I want to make it clear though, this is actually a happy story. Getting suspended was a good thing. It was certainly devastating, but it had a positive aspect. It removed me from an unhealthy work environment. Those pressures were gone. Being diagnosed with depression was a relief, in one sense. My life was not worthless. I had a mental illness. If I could get healthy, I thought I could have a second chance at a real life. Getting well took the solid support and understanding of my family, certain friends, and three years of therapy. I also wanted to get healthy.
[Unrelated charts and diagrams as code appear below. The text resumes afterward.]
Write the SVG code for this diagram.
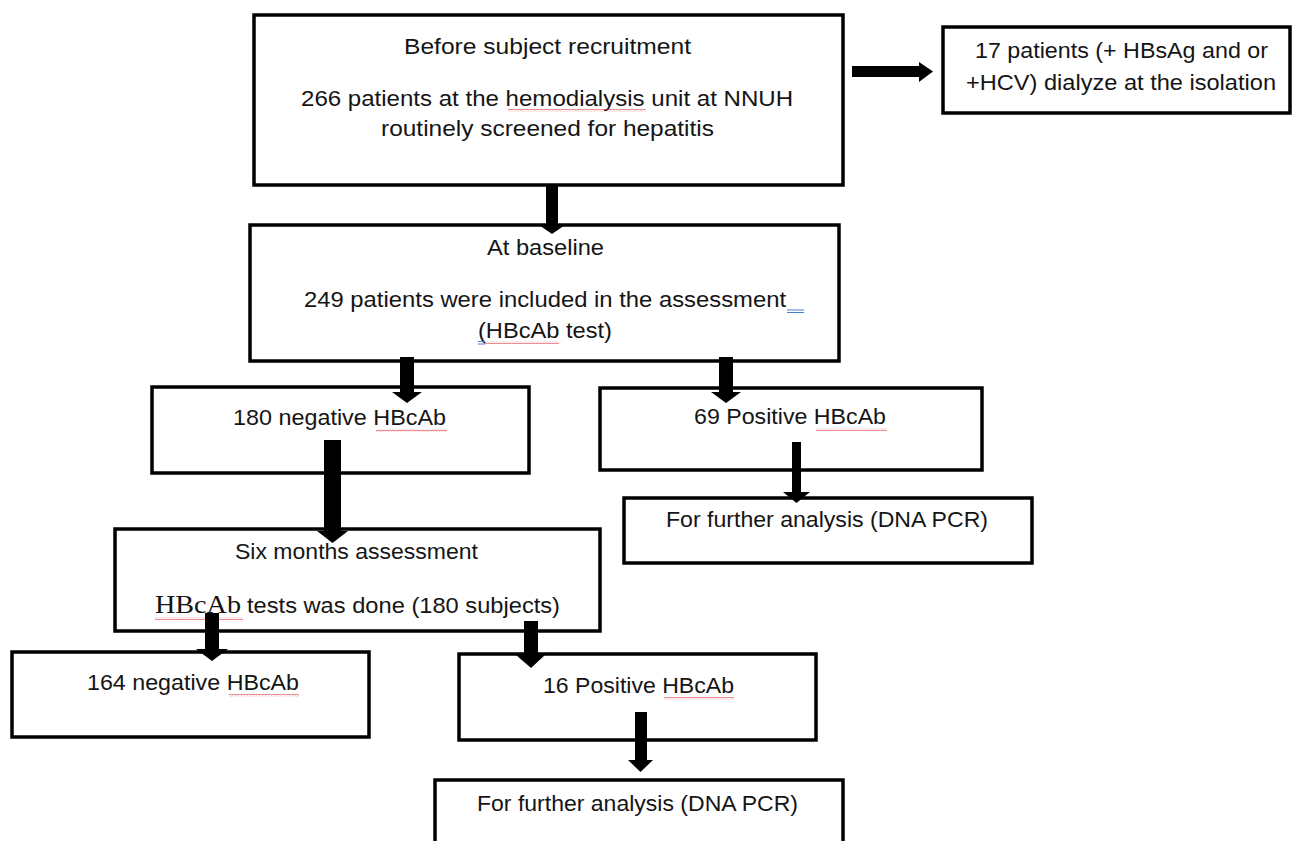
<svg xmlns="http://www.w3.org/2000/svg" width="1293" height="841" viewBox="0 0 1293 841">
<defs>
<style>
.box{fill:#fff;stroke:#000;stroke-width:3.5}
.t{font-family:"Liberation Sans",Arial,sans-serif;font-size:22px;fill:#151515}
.ser{font-family:"Liberation Serif","Times New Roman",serif;font-size:26px;fill:#151515}
.arr{fill:#000}
.sq{fill:url(#wavePat)}
.bl{fill:none;stroke:#4a7fd0;stroke-width:1}
</style>
<pattern id="wavePat" patternUnits="userSpaceOnUse" width="3" height="3">
<path d="M0,0.6 L1.5,2.2 L3,0.6" fill="none" stroke="#d8202a" stroke-width="0.8"/>
</pattern>
</defs>
<rect width="1293" height="841" fill="#fff"/>

<g id="n1">
<rect class="box" x="254" y="15" width="589" height="170"/>
<text class="t" x="404" y="54" textLength="287" lengthAdjust="spacingAndGlyphs">Before subject recruitment</text>
<text class="t" x="301" y="106" textLength="492" lengthAdjust="spacingAndGlyphs">266 patients at the hemodialysis unit at NNUH</text>
<text class="t" x="381" y="136" textLength="333" lengthAdjust="spacingAndGlyphs">routinely screened for hepatitis</text>
<rect class="sq" x="508" y="109" width="138" height="3"/>
</g>

<g id="n2">
<rect class="box" x="943" y="27" width="347" height="86"/>
<text class="t" x="975" y="58" textLength="293" lengthAdjust="spacingAndGlyphs">17 patients (+ HBsAg and or</text>
<text class="t" x="966" y="90" textLength="310" lengthAdjust="spacingAndGlyphs">+HCV) dialyze at the isolation</text>
</g>

<g id="n3">
<rect class="box" x="250" y="225" width="589" height="136"/>
<text class="t" x="487" y="255" textLength="117" lengthAdjust="spacingAndGlyphs">At baseline</text>
<text class="t" x="304" y="307" textLength="482" lengthAdjust="spacingAndGlyphs">249 patients were included in the assessment</text>
<text class="t" x="478" y="338" textLength="134" lengthAdjust="spacingAndGlyphs">(HBcAb test)</text>
<rect class="sq" x="484" y="341" width="75" height="3"/>
<path class="bl" d="M787,310 h17 M787,312.5 h17 M478,341.5 h7 M478,344 h7"/>
</g>

<g id="n4">
<rect class="box" x="152" y="387" width="377" height="86"/>
<text class="t" x="233" y="425" textLength="213" lengthAdjust="spacingAndGlyphs">180 negative HBcAb</text>
<rect class="sq" x="376" y="429" width="71" height="3"/>
</g>

<g id="n5">
<rect class="box" x="600" y="388" width="382" height="82"/>
<text class="t" x="694" y="424" textLength="192" lengthAdjust="spacingAndGlyphs">69 Positive HBcAb</text>
<rect class="sq" x="816" y="428" width="71" height="3"/>
</g>

<g id="n6">
<rect class="box" x="624" y="498" width="408" height="65"/>
<text class="t" x="666" y="527" textLength="322" lengthAdjust="spacingAndGlyphs">For further analysis (DNA PCR)</text>
</g>

<g id="n7">
<rect class="box" x="115" y="529" width="485" height="102"/>
<text class="t" x="235" y="559" textLength="243" lengthAdjust="spacingAndGlyphs">Six months assessment</text>
<text class="ser" x="155" y="613" textLength="86" lengthAdjust="spacingAndGlyphs">HBcAb</text>
<text class="t" x="247" y="613" textLength="313" lengthAdjust="spacingAndGlyphs">tests was done (180 subjects)</text>
<rect class="sq" x="155" y="617" width="88" height="3"/>
</g>

<g id="n8">
<rect class="box" x="12" y="652" width="357" height="85"/>
<text class="t" x="87" y="690" textLength="212" lengthAdjust="spacingAndGlyphs">164 negative HBcAb</text>
<rect class="sq" x="229" y="694" width="70" height="3"/>
</g>

<g id="n9">
<rect class="box" x="459" y="654" width="357" height="86"/>
<text class="t" x="543" y="693" textLength="191" lengthAdjust="spacingAndGlyphs">16 Positive HBcAb</text>
<rect class="sq" x="664" y="697" width="70" height="3"/>
</g>

<g id="n10">
<rect class="box" x="435" y="780" width="408" height="70"/>
<text class="t" x="477" y="811" textLength="321" lengthAdjust="spacingAndGlyphs">For further analysis (DNA PCR)</text>
</g>

<g id="connectors">
<polygon class="arr" points="852,66 919,66 919,62 933,71.5 919,82 919,77 852,77"/>
<polygon class="arr" points="546,185 558,185 558,225 565,225 552,234 539,225 546,225"/>
<polygon class="arr" points="400,357 414,357 414,392 422,392 407,403 392,392 400,392"/>
<polygon class="arr" points="719,357 733,357 733,392 741,392 726,403 711,392 719,392"/>
<polygon class="arr" points="792,442 801,442 801,492 810,492 796.5,503 783,492 792,492"/>
<polygon class="arr" points="324,440 341,440 341,531 348,531 332.5,543 317,531 324,531"/>
<polygon class="arr" points="205,613 219,613 219,649 228,649 212,661 196,649 205,649"/>
<polygon class="arr" points="524,621 538,621 538,655 545,655 531,668 516,655 524,655"/>
<polygon class="arr" points="635,712 647,712 647,760 653,760 640.5,772 628,760 635,760"/>
</g>
</svg>
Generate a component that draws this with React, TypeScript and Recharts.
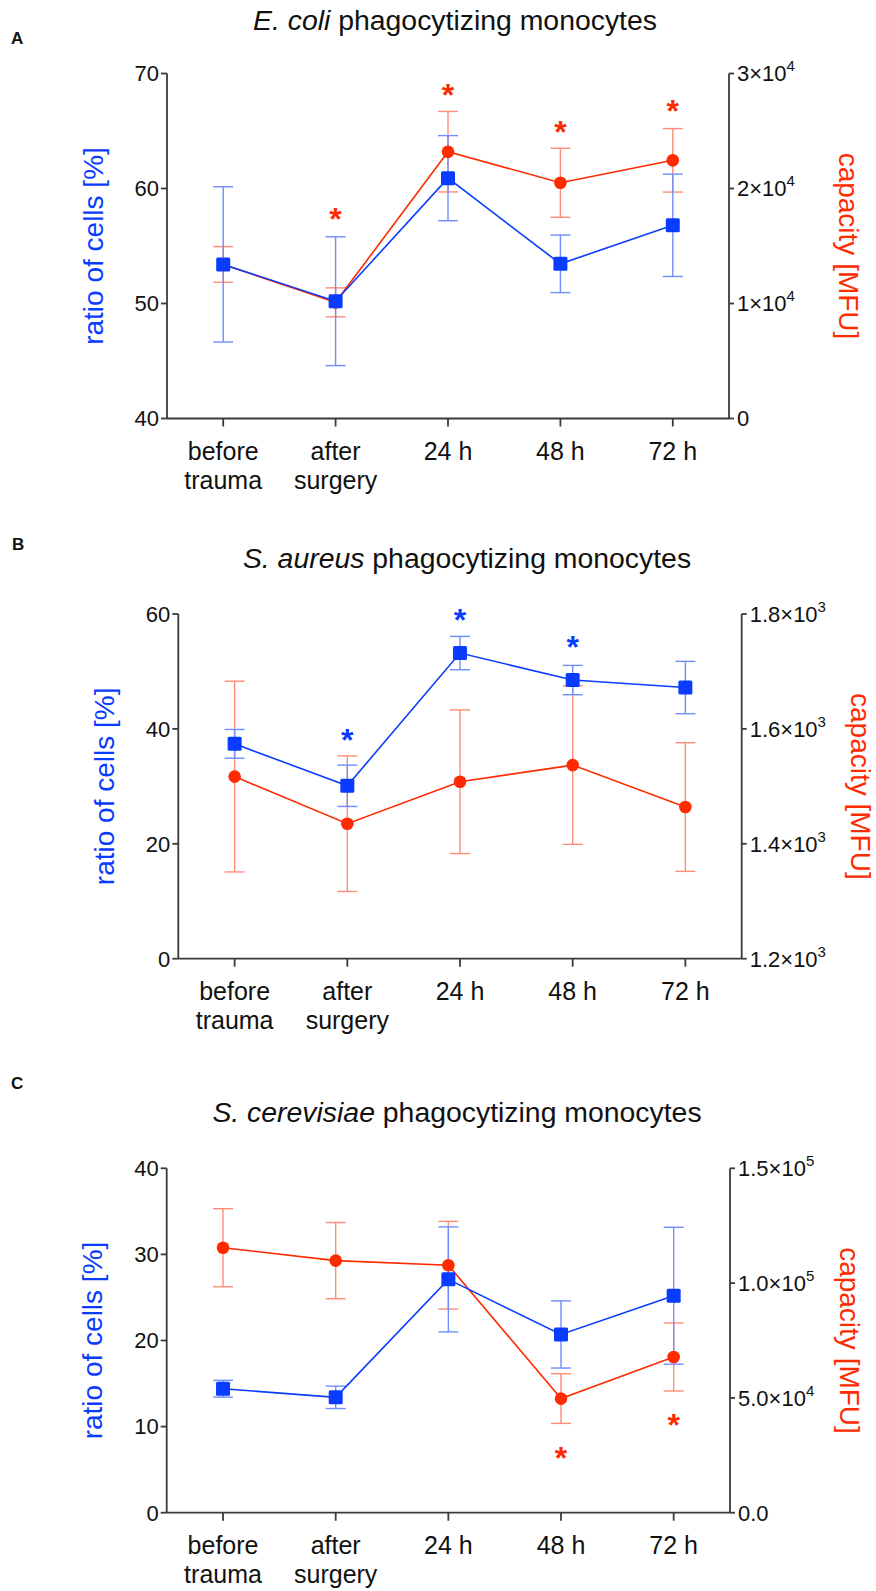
import { ComposedChart, Line, Scatter, XAxis, YAxis, ErrorBar } from "recharts";

const BLUE = "#0a3cff";
const RED = "#ff2a00";
const BLUE_ERR = "#6f8dff";
const RED_ERR = "#ff8c78";
const INK = "#111";
const AXIS = "#3a3a3a";
const FONT = "'Liberation Sans', Arial, Helvetica, sans-serif";

const CATEGORIES = ["before\ntrauma", "after\nsurgery", "24 h", "48 h", "72 h"];

// A: E. coli
const A_RATIO = [53.4, 50.2, 60.9, 53.45, 56.8];
const A_RATIO_SD = [6.75, 5.6, 3.7, 2.5, 4.45];
const A_CAP = [13400, 10100, 23200, 20500, 22450];
const A_CAP_SD = [1550, 1260, 3500, 3000, 2760];
const A_RATIO_STAR = [null, null, null, null, null];
const A_CAP_STAR = [null, 16400, 27200, 24000, 25800];
const A_LEFT_TICKS = [40, 50, 60, 70];
const A_RIGHT_TICKS = [0, 10000, 20000, 30000];

// B: S. aureus
const B_RATIO = [37.4, 30.1, 53.2, 48.5, 47.2];
const B_RATIO_SD = [2.5, 3.6, 2.9, 2.55, 4.55];
const B_CAP = [1517, 1435, 1508, 1537, 1464];
const B_CAP_SD = [166, 118, 125, 138, 112];
const B_RATIO_STAR = [null, 36.2, 57.1, 52.3, null];
const B_CAP_STAR = [null, null, null, null, null];
const B_LEFT_TICKS = [0, 20, 40, 60];
const B_RIGHT_TICKS = [1200, 1400, 1600, 1800];

// C: S. cerevisiae
const C_RATIO = [14.4, 13.4, 27.1, 20.7, 25.2];
const C_RATIO_SD = [0.97, 1.3, 6.1, 3.9, 7.95];
const C_CAP = [115400, 109800, 107800, 49700, 67800];
const C_CAP_SD = [17000, 16600, 19100, 10800, 14800];
const C_RATIO_STAR = [null, null, null, null, null];
const C_CAP_STAR = [null, null, null, 19000, 33300];
const C_LEFT_TICKS = [0, 10, 20, 30, 40];
const C_RIGHT_TICKS = [0, 50000, 100000, 150000];

function rows(ratio, ratioSd, cap, capSd, ratioStar, capStar) {
  return CATEGORIES.map((cat, i) => ({
    cat,
    ratio: ratio[i],
    ratioSd: ratioSd[i],
    cap: cap[i],
    capSd: capSd[i],
    ratioStar: ratioStar[i],
    capStar: capStar[i],
  }));
}

function CatTick({ x, y, payload }: any) {
  const lines = String(payload.value).split("\n");
  return (
    <text x={x} y={y} textAnchor="middle" fontSize={25} fill={INK}>
      {lines.map((l, i) => (
        <tspan key={i} x={x} dy={i === 0 ? 31 : 29}>
          {l}
        </tspan>
      ))}
    </text>
  );
}

function sciTick(decimals: number, zero: string) {
  return ({ x, y, payload }: any) => {
    const v = payload.value;
    if (v === 0) {
      return (
        <text x={x} y={y} dy="0.355em" fontSize={22} fill={INK}>
          {zero}
        </text>
      );
    }
    const e = Math.floor(Math.log10(v) + 1e-9);
    const m = v / 10 ** e;
    return (
      <text x={x} y={y} dy="0.355em" fontSize={22} fill={INK}>
        <tspan>{m.toFixed(decimals)}×10</tspan>
        <tspan dy={-10} fontSize={15}>{e}</tspan>
      </text>
    );
  };
}

function axisLabel(text: string, color: string, side: "left" | "right", dist: number) {
  return ({ viewBox }: any) => {
    const { x, y, width, height } = viewBox;
    const cx = side === "left" ? x + width - dist : x + dist;
    const cy = y + height / 2;
    return (
      <text
        x={cx}
        y={cy}
        transform={`rotate(${side === "left" ? -90 : 90} ${cx} ${cy})`}
        textAnchor="middle"
        dominantBaseline="central"
        fontSize={28}
        fill={color}
      >
        {text}
      </text>
    );
  };
}

const square = (p: any) =>
  p.cx == null || p.cy == null ? (
    <g key={p.index} />
  ) : (
    <rect key={p.index} x={p.cx - 7} y={p.cy - 7} width={14} height={14} rx={1.5} fill={BLUE} />
  );

const star = (color: string, key: string) => (p: any) =>
  p.payload == null || p.payload[key] == null ? (
    <g />
  ) : (
    <text x={p.cx} y={p.cy} textAnchor="middle" fontSize={32} fontWeight="bold" fill={color}>
      *
    </text>
  );

function Panel({ top, height, margin, data, leftDomain, leftTicks, rightDomain, rightTicks, rightTick }: any) {
  const axisLine = { stroke: AXIS, strokeWidth: 1.8 };
  return (
    <div style={{ position: "absolute", left: 0, top, width: 876, height }}>
      <ComposedChart width={876} height={height} data={data} margin={margin}>
        <XAxis
          dataKey="cat"
          scale="band"
          height={70}
          tick={<CatTick />}
          tickSize={8}
          tickMargin={2}
          axisLine={axisLine}
          tickLine={axisLine}
          interval={0}
        />
        <YAxis
          yAxisId="left"
          width={100}
          domain={leftDomain}
          ticks={leftTicks}
          tickSize={6}
          tickMargin={2}
          axisLine={axisLine}
          tickLine={axisLine}
          tick={{ fontSize: 22, fill: INK }}
          label={{ content: axisLabel("ratio of cells [%]", BLUE, "left", 74) }}
        />
        <YAxis
          yAxisId="right"
          orientation="right"
          width={134}
          domain={rightDomain}
          ticks={rightTicks}
          tickSize={5}
          tickMargin={3}
          axisLine={axisLine}
          tickLine={axisLine}
          tick={rightTick}
          label={{ content: axisLabel("capacity [MFU]", RED, "right", 119) }}
        />
        <Line
          yAxisId="right"
          dataKey="cap"
          stroke={RED}
          strokeWidth={1.6}
          dot={{ r: 6.3, fill: RED, stroke: RED, strokeWidth: 0 }}
          isAnimationActive={false}
        >
          <ErrorBar dataKey="capSd" width={10} stroke={RED_ERR} strokeWidth={1.4} direction="y" />
        </Line>
        <Line
          yAxisId="left"
          dataKey="ratio"
          stroke={BLUE}
          strokeWidth={1.6}
          dot={square}
          isAnimationActive={false}
        >
          <ErrorBar dataKey="ratioSd" width={10} stroke={BLUE_ERR} strokeWidth={1.4} direction="y" />
        </Line>
        <Scatter yAxisId="left" dataKey="ratioStar" shape={star(BLUE, "ratioStar")} isAnimationActive={false} />
        <Scatter yAxisId="right" dataKey="capStar" shape={star(RED, "capStar")} isAnimationActive={false} />
      </ComposedChart>
    </div>
  );
}

export default function App() {
  return (
    <div style={{ position: "absolute", left: 0, top: 0, width: 876, height: 1591, background: "#fff", fontFamily: FONT, overflow: "hidden" }}>
      <Panel
        top={0}
        height={530}
        margin={{ top: 73.5, bottom: 41.5, left: 67, right: 13 }}
        data={rows(A_RATIO, A_RATIO_SD, A_CAP, A_CAP_SD, A_RATIO_STAR, A_CAP_STAR)}
        leftDomain={[40, 70]}
        leftTicks={A_LEFT_TICKS}
        rightDomain={[0, 30000]}
        rightTicks={A_RIGHT_TICKS}
        rightTick={sciTick(0, "0")}
      />
      <Panel
        top={530}
        height={530}
        margin={{ top: 84, bottom: 31.3, left: 78.3, right: 0.3 }}
        data={rows(B_RATIO, B_RATIO_SD, B_CAP, B_CAP_SD, B_RATIO_STAR, B_CAP_STAR)}
        leftDomain={[0, 60]}
        leftTicks={B_LEFT_TICKS}
        rightDomain={[1200, 1800]}
        rightTicks={B_RIGHT_TICKS}
        rightTick={sciTick(1, "0")}
      />
      <Panel
        top={1060}
        height={531}
        margin={{ top: 108.3, bottom: 8.3, left: 66.7, right: 12 }}
        data={rows(C_RATIO, C_RATIO_SD, C_CAP, C_CAP_SD, C_RATIO_STAR, C_CAP_STAR)}
        leftDomain={[0, 40]}
        leftTicks={C_LEFT_TICKS}
        rightDomain={[0, 150000]}
        rightTicks={C_RIGHT_TICKS}
        rightTick={sciTick(1, "0.0")}
      />
      <svg width={876} height={1591} style={{ position: "absolute", left: 0, top: 0, pointerEvents: "none" }}>
        <g fontFamily={FONT} fill={INK}>
          <text x={11} y={44} fontSize={17} fontWeight="bold">A</text>
          <text x={455} y={30} fontSize={28.4} textAnchor="middle">
            <tspan fontStyle="italic">E. coli</tspan> phagocytizing monocytes
          </text>
          <text x={12} y={550} fontSize={17} fontWeight="bold">B</text>
          <text x={467} y={568} fontSize={28.4} textAnchor="middle">
            <tspan fontStyle="italic">S. aureus</tspan> phagocytizing monocytes
          </text>
          <text x={11} y={1089} fontSize={17} fontWeight="bold">C</text>
          <text x={457} y={1122} fontSize={28.4} textAnchor="middle">
            <tspan fontStyle="italic">S. cerevisiae</tspan> phagocytizing monocytes
          </text>
        </g>
      </svg>
    </div>
  );
}
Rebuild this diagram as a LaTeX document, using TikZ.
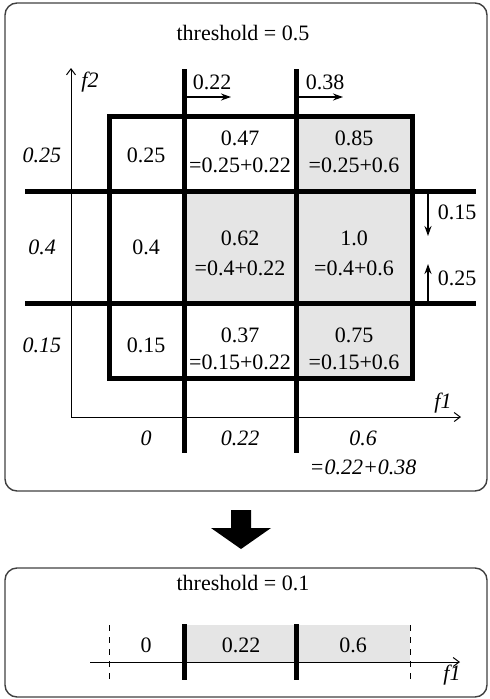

However, there certainly were bumps along the way. I have not heard my law partner’s voice since before my suspension. I was snubbed by a woman in a grocery store who used to greet me with a hug. A former girlfriend, came back into my life for a year, only to take advantage by using me for my money (I still had some back then!) and the use of my vehicles, only to move on when she was done. I made the difficult but healthy decision to dismiss these people, and others, from my life.
After living off my savings for a few years, I now have limited resources—no house, no vehicles and little money. Life is great though. To focus on what I don't have is not fair to what I do have: good health, a loving family, and a mind as strong as it was 25 years ago.
I can laugh. I can read a book and truly enjoy it. I sleep well. I am no longer a regular David Letterman viewer. Simple things, but just imagine not being able to do these for years. I have learned how to be happy again.
Over the past six years, I have had plenty of time to consider what is important in life and how to achieve it. It requires focus and respect. By focus, I mean: Is your life fulfilling? Do you enjoy the same activities as years ago? Do you look forward to holidays? Do you still enjoy practicing law? Look at life with a sharp eye. By respect, I mean: Do you still have self-respect? Are you proud of yourself? Are you proud of how you live your life? Are you self-confident at work and in your personal life? Live your life with dignity.
If the answer to any of these is no, then seek help. Talk to someone, anyone. Some people do actually want to help. Just be careful of false comfort.
I am aware of at least one website devoted specifically to attorneys with depression, called Lawyers with Depression, created by lawyer Dan Lukasik http://www.lawyerswithdepression.com/. I have personally found this to be a valuable resource.
I may one day look to be reinstated, but I want to continue with my mental health advocacy work, which is another way to help people. It’s “fun,” a word I haven’t used or felt in many years.
My life is not overrated, it is wonderful once again.